In such fields as road milling, mining and trenching, superhard materials, such as polycrystalline diamond, may be used to breakup tough materials such as asphalt, concrete and rock. High-pressure high-temperature (“HPHT”) presses are commonly employed to create such superhard materials. While HPHT presses have been made in a variety of styles over the years, many HPHT presses comprise a plurality of piston assemblies that may act in concert to pressurize a cell. One example of such an HPHT press is disclosed in U.S. Pat. No. 6,336,802 to Hall which describes a press with a frame comprising intersecting boreholes with means for attachment of a plurality of cartridges. Each cartridge may comprise a piston therein with an anvil protruding there from into a cavity resulting from an intersection of the boreholes. Advancement of the anvils toward a center of the cavity may enclose and define a high-pressure chamber within the press.
A cell may be disposed within such a high-pressure chamber comprising the raw components required to form superhard materials. One example of raw components capable of forming a superhard material comprises diamond grains disposed within a metal canister adjacent a carbide substrate. The carbide substrate may comprise a catalyst that may sweep into the diamond grains under certain HPHT conditions to aid in sintering the diamond grains together. One or more such canisters may be surrounded by a pressure-transferring medium, such as pyrophyllite, that may form a pressure sealing gasket within gaps between adjacent anvils as well as balance pressure around the canisters. Electrically resistive materials may also be disposed within such cells that may heat the cells to desired temperatures when electricity is passed through the cell from one anvil to another.
One known cell configuration, shown in FIG. 1, comprises a cube 100 generally made of pyrophyllite. The cube 100 comprises a cylindrical bore 105 there though. A plurality of metal canisters 110 may be stacked face-to-face, secured within a salt form 108 disposed within the cylindrical bore 105. A metal tube 109 may surround the salt form 108 and provide an electrical path from one end to another. At least one electrically resistive heater 107 may sit on either end of the salt form 108 and provide heat when electricity is passed there through.

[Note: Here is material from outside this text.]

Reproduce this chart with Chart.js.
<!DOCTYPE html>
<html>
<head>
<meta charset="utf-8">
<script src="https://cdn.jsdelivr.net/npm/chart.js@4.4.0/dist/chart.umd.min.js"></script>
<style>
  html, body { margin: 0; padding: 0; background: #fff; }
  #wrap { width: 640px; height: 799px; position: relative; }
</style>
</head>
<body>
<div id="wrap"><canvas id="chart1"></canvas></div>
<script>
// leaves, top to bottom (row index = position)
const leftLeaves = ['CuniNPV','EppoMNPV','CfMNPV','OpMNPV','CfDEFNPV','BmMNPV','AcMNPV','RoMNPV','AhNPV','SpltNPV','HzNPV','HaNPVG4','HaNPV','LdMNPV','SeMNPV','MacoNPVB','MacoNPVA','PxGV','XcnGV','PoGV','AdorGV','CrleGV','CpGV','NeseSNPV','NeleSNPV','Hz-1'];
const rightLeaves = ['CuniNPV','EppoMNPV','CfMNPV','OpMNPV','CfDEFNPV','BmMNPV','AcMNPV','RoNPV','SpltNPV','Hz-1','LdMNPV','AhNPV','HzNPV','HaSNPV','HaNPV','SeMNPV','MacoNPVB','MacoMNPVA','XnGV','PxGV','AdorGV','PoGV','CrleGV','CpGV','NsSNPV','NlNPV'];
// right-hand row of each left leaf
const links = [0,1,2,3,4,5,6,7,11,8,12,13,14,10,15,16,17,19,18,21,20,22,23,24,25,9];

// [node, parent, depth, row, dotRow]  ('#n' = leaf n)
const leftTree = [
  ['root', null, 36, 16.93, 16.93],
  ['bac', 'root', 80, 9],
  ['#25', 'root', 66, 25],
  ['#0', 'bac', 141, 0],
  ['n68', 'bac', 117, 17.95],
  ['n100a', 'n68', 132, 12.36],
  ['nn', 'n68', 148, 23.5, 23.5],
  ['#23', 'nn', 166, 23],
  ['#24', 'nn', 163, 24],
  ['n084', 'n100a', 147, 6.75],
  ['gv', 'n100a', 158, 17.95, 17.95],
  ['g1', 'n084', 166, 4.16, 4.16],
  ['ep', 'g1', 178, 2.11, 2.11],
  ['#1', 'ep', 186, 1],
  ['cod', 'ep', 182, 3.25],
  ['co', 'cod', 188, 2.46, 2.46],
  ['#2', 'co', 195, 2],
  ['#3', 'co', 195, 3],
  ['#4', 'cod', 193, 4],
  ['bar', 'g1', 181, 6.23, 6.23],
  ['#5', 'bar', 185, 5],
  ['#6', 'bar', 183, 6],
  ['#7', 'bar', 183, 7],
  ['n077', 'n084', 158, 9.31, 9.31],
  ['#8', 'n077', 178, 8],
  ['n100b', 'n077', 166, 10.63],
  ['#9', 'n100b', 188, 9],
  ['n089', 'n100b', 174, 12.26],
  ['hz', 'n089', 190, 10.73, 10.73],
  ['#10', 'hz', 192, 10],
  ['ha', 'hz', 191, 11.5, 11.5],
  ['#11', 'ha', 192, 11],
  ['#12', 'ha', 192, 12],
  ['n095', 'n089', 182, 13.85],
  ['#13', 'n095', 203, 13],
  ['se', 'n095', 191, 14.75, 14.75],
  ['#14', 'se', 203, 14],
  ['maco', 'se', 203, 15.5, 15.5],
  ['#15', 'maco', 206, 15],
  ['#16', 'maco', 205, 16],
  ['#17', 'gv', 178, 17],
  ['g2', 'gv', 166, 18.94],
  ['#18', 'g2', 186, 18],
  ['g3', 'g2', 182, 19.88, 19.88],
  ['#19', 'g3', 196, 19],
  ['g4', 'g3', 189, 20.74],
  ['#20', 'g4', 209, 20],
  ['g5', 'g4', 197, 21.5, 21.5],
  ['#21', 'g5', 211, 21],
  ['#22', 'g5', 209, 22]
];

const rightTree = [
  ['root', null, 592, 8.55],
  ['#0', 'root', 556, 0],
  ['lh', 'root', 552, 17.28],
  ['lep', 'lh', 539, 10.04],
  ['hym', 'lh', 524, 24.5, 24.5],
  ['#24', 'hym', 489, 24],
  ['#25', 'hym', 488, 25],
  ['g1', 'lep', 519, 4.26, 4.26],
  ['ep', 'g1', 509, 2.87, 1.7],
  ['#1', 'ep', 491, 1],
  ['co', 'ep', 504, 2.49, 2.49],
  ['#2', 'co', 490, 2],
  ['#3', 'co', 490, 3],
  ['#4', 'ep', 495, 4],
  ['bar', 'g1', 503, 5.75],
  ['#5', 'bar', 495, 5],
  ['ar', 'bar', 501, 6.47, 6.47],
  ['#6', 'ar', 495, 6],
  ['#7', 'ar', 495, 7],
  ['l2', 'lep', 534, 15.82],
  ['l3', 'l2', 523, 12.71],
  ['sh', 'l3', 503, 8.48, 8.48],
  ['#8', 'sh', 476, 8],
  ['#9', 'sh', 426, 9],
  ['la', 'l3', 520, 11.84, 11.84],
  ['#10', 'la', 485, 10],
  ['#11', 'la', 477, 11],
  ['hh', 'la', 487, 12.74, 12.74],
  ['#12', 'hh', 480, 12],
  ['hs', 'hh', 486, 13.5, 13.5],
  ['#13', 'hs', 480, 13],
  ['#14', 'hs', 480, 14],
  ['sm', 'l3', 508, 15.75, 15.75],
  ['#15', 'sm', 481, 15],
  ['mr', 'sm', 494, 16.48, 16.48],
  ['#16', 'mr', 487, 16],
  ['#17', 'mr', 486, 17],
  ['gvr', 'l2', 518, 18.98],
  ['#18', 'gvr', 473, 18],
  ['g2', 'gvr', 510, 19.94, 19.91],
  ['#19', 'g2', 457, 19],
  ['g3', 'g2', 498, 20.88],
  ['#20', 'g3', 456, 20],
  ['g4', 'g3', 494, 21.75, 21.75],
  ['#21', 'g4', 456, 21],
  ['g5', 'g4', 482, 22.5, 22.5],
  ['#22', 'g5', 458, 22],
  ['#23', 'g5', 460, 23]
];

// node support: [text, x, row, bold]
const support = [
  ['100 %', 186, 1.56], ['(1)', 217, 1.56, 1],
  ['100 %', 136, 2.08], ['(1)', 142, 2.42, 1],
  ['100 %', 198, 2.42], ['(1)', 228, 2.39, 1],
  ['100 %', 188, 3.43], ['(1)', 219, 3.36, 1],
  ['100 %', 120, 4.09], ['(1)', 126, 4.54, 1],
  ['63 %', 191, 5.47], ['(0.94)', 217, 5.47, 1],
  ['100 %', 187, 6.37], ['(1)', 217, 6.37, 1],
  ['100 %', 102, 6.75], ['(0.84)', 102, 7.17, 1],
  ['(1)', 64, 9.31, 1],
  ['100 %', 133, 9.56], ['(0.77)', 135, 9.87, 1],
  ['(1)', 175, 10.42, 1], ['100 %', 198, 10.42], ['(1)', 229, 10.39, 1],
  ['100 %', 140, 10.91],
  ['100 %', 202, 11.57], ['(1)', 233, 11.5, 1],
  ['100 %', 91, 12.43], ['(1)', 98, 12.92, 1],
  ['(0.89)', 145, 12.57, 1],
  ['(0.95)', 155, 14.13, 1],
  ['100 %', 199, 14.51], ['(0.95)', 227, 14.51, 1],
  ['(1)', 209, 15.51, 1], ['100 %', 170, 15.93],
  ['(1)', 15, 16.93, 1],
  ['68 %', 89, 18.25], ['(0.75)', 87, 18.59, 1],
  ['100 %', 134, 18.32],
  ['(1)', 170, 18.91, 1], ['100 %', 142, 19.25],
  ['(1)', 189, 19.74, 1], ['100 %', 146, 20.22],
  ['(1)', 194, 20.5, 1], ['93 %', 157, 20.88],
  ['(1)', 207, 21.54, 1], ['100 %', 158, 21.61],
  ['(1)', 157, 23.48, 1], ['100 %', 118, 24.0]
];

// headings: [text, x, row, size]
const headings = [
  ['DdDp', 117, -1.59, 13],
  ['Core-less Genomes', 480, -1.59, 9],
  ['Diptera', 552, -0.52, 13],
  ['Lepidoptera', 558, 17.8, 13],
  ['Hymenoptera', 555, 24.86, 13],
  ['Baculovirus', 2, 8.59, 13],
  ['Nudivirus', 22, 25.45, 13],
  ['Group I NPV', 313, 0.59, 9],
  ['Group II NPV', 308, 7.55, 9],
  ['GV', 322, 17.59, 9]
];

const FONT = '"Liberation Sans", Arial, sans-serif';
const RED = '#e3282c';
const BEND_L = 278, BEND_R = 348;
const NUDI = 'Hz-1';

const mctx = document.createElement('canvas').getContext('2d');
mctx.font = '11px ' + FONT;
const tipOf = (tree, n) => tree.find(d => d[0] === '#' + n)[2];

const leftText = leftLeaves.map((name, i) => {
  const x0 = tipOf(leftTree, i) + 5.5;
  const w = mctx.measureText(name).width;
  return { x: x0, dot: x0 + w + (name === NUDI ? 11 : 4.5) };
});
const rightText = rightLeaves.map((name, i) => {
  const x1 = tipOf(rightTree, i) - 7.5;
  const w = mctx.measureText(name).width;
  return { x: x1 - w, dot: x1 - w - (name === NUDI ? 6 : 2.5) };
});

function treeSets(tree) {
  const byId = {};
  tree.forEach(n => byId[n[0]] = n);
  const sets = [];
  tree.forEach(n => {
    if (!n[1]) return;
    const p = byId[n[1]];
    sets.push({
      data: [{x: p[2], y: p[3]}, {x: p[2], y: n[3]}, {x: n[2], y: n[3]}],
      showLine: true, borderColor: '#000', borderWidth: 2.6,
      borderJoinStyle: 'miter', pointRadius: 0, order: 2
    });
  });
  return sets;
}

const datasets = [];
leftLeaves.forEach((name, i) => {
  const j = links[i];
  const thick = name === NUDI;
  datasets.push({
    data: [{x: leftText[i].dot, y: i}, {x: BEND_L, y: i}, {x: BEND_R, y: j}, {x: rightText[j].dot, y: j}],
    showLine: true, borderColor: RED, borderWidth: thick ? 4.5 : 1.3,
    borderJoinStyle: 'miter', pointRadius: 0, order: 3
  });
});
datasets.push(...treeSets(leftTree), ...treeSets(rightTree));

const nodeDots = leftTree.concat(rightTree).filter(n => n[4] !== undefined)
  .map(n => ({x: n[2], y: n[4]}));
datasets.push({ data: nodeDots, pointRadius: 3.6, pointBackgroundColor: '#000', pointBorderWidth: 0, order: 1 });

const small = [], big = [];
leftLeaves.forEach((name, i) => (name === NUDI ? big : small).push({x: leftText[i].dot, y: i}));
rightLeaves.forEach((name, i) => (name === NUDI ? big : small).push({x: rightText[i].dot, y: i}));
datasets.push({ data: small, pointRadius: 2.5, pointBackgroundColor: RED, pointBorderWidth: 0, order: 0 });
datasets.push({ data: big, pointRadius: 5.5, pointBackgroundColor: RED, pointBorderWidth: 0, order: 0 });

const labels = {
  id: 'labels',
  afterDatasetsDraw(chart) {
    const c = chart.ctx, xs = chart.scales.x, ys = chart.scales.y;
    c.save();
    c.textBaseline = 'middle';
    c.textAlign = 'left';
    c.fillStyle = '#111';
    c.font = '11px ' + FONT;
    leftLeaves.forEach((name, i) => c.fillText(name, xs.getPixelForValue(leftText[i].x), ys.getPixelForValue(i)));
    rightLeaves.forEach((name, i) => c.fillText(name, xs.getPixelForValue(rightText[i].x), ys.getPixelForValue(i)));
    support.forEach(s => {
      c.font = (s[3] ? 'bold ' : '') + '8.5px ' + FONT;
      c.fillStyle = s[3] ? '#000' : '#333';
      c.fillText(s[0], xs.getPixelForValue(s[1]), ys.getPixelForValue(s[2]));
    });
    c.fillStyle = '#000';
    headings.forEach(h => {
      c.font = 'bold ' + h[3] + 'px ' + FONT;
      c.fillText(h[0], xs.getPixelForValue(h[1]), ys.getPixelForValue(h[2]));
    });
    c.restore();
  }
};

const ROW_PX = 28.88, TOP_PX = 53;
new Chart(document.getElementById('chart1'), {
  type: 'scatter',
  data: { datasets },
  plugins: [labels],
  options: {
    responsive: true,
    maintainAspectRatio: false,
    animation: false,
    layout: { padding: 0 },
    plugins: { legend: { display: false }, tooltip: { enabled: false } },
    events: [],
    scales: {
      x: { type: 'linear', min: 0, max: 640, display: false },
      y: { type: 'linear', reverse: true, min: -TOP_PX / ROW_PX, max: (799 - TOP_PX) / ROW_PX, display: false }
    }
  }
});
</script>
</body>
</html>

While the cell configuration shown in FIG. 1 may be symmetrical end-to-end, it lacks symmetry in the eight other possible planes of symmetry 202 shown in FIG. 2. Such asymmetry may lead to uneven pressure and/or heat distribution. Specifically, each of the plurality of canisters may experience different pressure and temperature gradients throughout its interior based on its unique position relative to the anvils and resistive heaters. Thus, a need exists for more balanced cell designs than previously existing.